Lors de mon premier voyage à Tokyo, je fus surpris de rencontrer un burkinabé en me promenant dans Harajuku. Cette rencontre (qui me rappelle quelques années passées en Afrique) me donna l’envie d’en savoir un peu plus sur la communauté africaine implantée au Japon. Comment les africains arrivent-ils au Japon, par quelles filières ? Quels genres d’emplois occupent-ils ?
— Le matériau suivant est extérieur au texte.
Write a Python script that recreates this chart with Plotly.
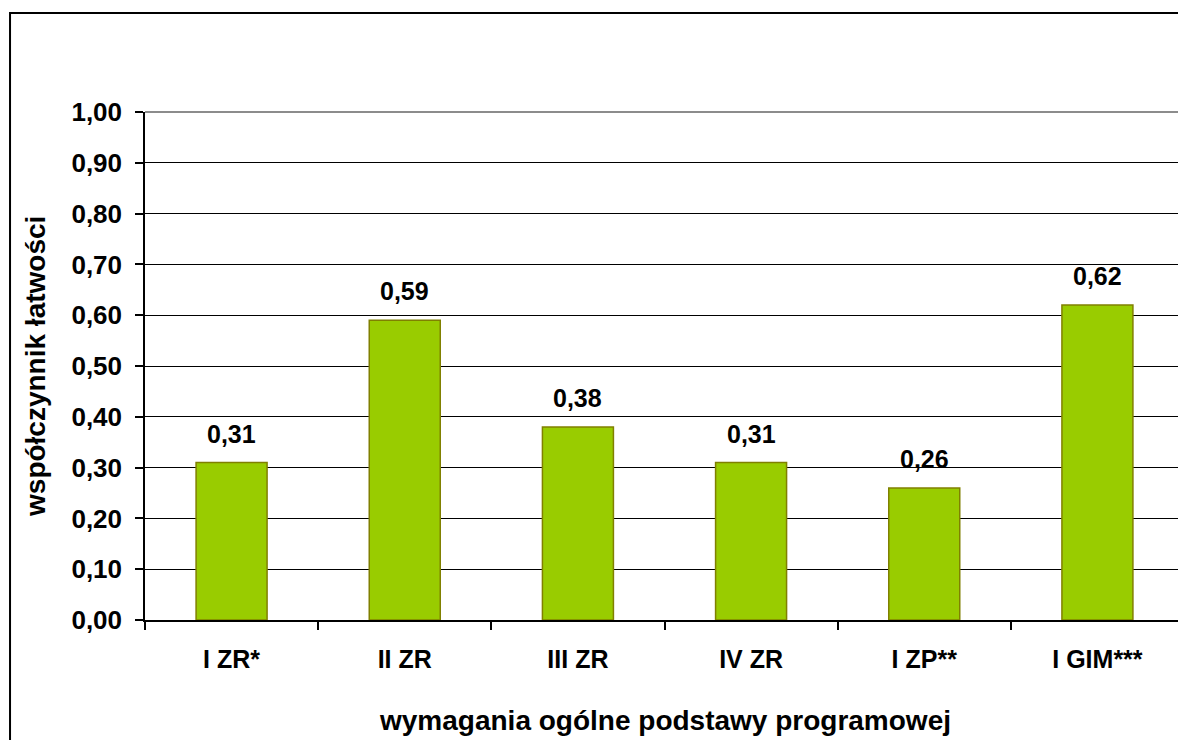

Ayant au fil des années noué des liens avec de nombreux nigérians, ghanéens, guinéens, je pense être en mesure de donner un avis sur la spécificité de cette population.

En théorie

D’après les chiffres officiels, les africains représentent la plus faible population d’étrangers à Tokyo; ils ne sont en effet que quelques milliers (officiellement 3000 sont enregistrés aux bureau de l’immigration) mais en estimant les clandestins, on peut penser qu’ils seraient environ 20 000.

La population est composée majoritairement d’hommes, relativement jeunes. Les deux nations les plus représentées sont le Ghana et le Nigeria (il y a en effet très peu d’africains francophones). La plupart des africains travailleraient dans l’enseignement, le négoce de vêtements, les entreprises d’importation ou encore la restauration.
















En pratique

Il ne semble pas y avoir de filières clandestines très structurées car les services d’immigrations japonais sont très stricts. La majorité des africains officiellement recensés sont pourvus de visas obtenus dans leur pays d’origine qu’ils « valident » en se mariant avec des japonaises pour les transformer en visas permanents.

Si l’on se promène dans Shibuya, Shinjuku ou encore Kichijoji, il n’est pas rare de rencontrer ces immigrés dans les magasins de vêtements. Dans le domaine de l’enseignement il n’y en a que peu car l’anglais ghanéen et nigérian n’étant pas un anglais standard, il n’est pas enseigné dans les écoles de langues, pourtant si nombreuses dans la ville.

La vérité est que la majorité des africains vivent d’activités illégales, souvent non déclarées et en rapport avec la mafia nigériane, qui contrôle (en échange de paiements réguliers à la mafia japonaise), l’industrie du monde de la nuit et celle du trafic de drogues dures dans certaines artères de la ville. On les rencontre fréquemment dans le quartier de Roppongi où ils rabattent les clients au profit des établissements de nuit, night clubs et strip shows notamment.












L’image de l’africain à Tokyo

Si la plupart des africains s’adonnent à de telles activités, c’est par manque d’autre choix car il faut avouer que l’image du « noir » au Japon reste très négative.

Bien que dans leur grand ensemble, ils maîtrisent la langue et soient assez bien intégrés au mode de vie nippon, ils sont exclus du monde du travail par les sociétés japonaises qui n’emploient pas d’africains, par crainte de travailler avec un étranger mais surtout parce que le japonais considèrent même aujourd’hui l’africain comme un être primaire et dépourvu de toute éducation. Pour un nombre important de nippons, un africain sent mauvais, est inculte, mal éduqué voire dangereux, d’où une la difficulté pour eux de trouver une emploi stable, « honnête ».















On dit souvent qu’on est le fruit de son environnement. L’africain à Tokyo ne possède pas hélas, les mêmes atouts que les autres communautés étrangères pour pouvoir s’intégrer ou en tout cas, améliorer son image. On peut mettre en cause l’ignorance et l’absence de volonté (voire de racisme) des japonais à essayer de mieux connaître ces peuples. Dommage car les différences font la force d’un peuple.